Toyoo · January 14, 2023, 1:31pm

Is this the reason for the new Exists endpoint? I was guessing that this is probably what you want when I saw the commit some time ago.

littleskunk · January 14, 2023, 2:20pm

Yes that is the corresponding commit. It is used for the segment-verifier. This all goes back to the server side copy bug in combination with garbage collection we had last year.

Worst case situation:
Let’s say we have a segment with 80 pieces. The repair checker will queue up the segment below 52 pieces (I hope I have that number correct). The repair worker needs to download at least 29 healthy pieces. 52 - 29 = 23 lost pieces would still be recoverable. Let’s assume there is a segment with 24 lost pieces. 80 - 24 = 56. Oh no that segment would get queued up for repair to late.
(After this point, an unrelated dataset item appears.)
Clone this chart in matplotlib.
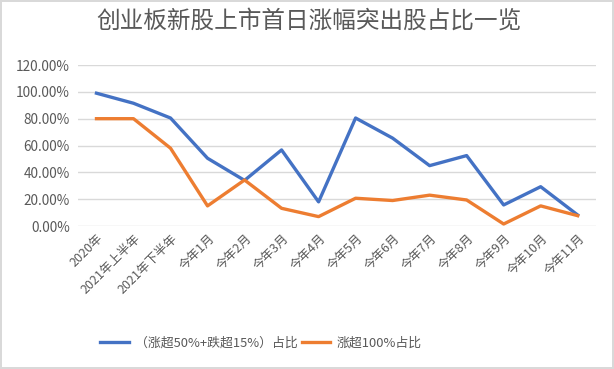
import matplotlib.pyplot as plt
from matplotlib.ticker import FuncFormatter

plt.rcParams['font.family'] = ['Noto Sans CJK SC', 'DejaVu Sans']

# 数据
categories = ['2020年', '2021年上半年', '2021年下半年', '今年1月', '今年2月', '今年3月', '今年4月',
              '今年5月', '今年6月', '今年7月', '今年8月', '今年9月', '今年10月', '今年11月']
ratio_mixed = [0.99, 0.915, 0.805, 0.505, 0.34, 0.567, 0.18, 0.805, 0.655, 0.45, 0.525, 0.157, 0.293, 0.082]
ratio_100 = [0.80, 0.80, 0.58, 0.15, 0.343, 0.132, 0.07, 0.207, 0.19, 0.23, 0.194, 0.015, 0.15, 0.077]

fig = plt.figure(figsize=(6.14, 3.69), dpi=100)
fig.patch.set_edgecolor('#d9d9d9')
fig.patch.set_linewidth(1.5)
ax = fig.add_axes([0.127, 0.3875, 0.844, 0.4363])

x = range(len(categories))
ax.plot(x, ratio_mixed, color='#4472C4', lw=2.4, label='（涨超50%+跌超15%）占比', zorder=3)
ax.plot(x, ratio_100, color='#ED7D31', lw=2.4, label='涨超100%占比', zorder=3)

ax.set_xlim(-0.5, len(categories) - 0.5)
ax.set_ylim(0, 1.2)
ax.set_yticks([0, 0.2, 0.4, 0.6, 0.8, 1.0, 1.2])
ax.yaxis.set_major_formatter(FuncFormatter(lambda v, p: f'{v*100:.2f}%'))
ax.grid(axis='y', color='#d9d9d9', lw=1)
ax.set_axisbelow(True)
for s in ax.spines.values():
    s.set_visible(False)
ax.tick_params(length=0, labelsize=9.8, colors='#595959', pad=6)
ax.set_xticks(list(x))
ax.set_xticklabels(categories, rotation=45, ha='right', rotation_mode='anchor', fontsize=9)
ax.tick_params(axis='x', pad=4)

fig.suptitle('创业板新股上市首日涨幅突出股占比一览', x=0.503, y=0.975, fontsize=17, color='#595959')
fig.legend(loc='center', bbox_to_anchor=(0.425, 0.07), ncol=2, frameon=False, fontsize=9.3,
           handlelength=2.2, columnspacing=0.3, handletextpad=0.5, labelcolor='#595959')

plt.savefig('out.png', dpi=100)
We might still have enough healthy pieces to repair it now but the normal repair process is not designed to deal with the fallout of this bug. → We search for these segments with the segment-verifier and we have also implemented a special segment-repair to fix this issue. Hopefully before the worst case segment hits the normal repair queue.

So far the results are looking promising. I will keep my fingers crossed until the segment verifier finishes.

Now that was just a simple example. In reality we shoot for a lower threshold than 23 lost pieces. Some time ago we stressed the storage node network with bigger GC bloom filters. We have seen segments on the repair queue with just 40 something healthy pieces. If we put in that number we better target for 40 - 29 = 11 lost pieces. Or the other way around it looks like there are many pieces with 1 sometimes 2 lost pieces. The normal repair process can handle that just fine. It was designed for that. We will look at the segment verifier result and draw a line. If the number of segments with 3 lost pieces is low enough we can as well just repair them for extra safety.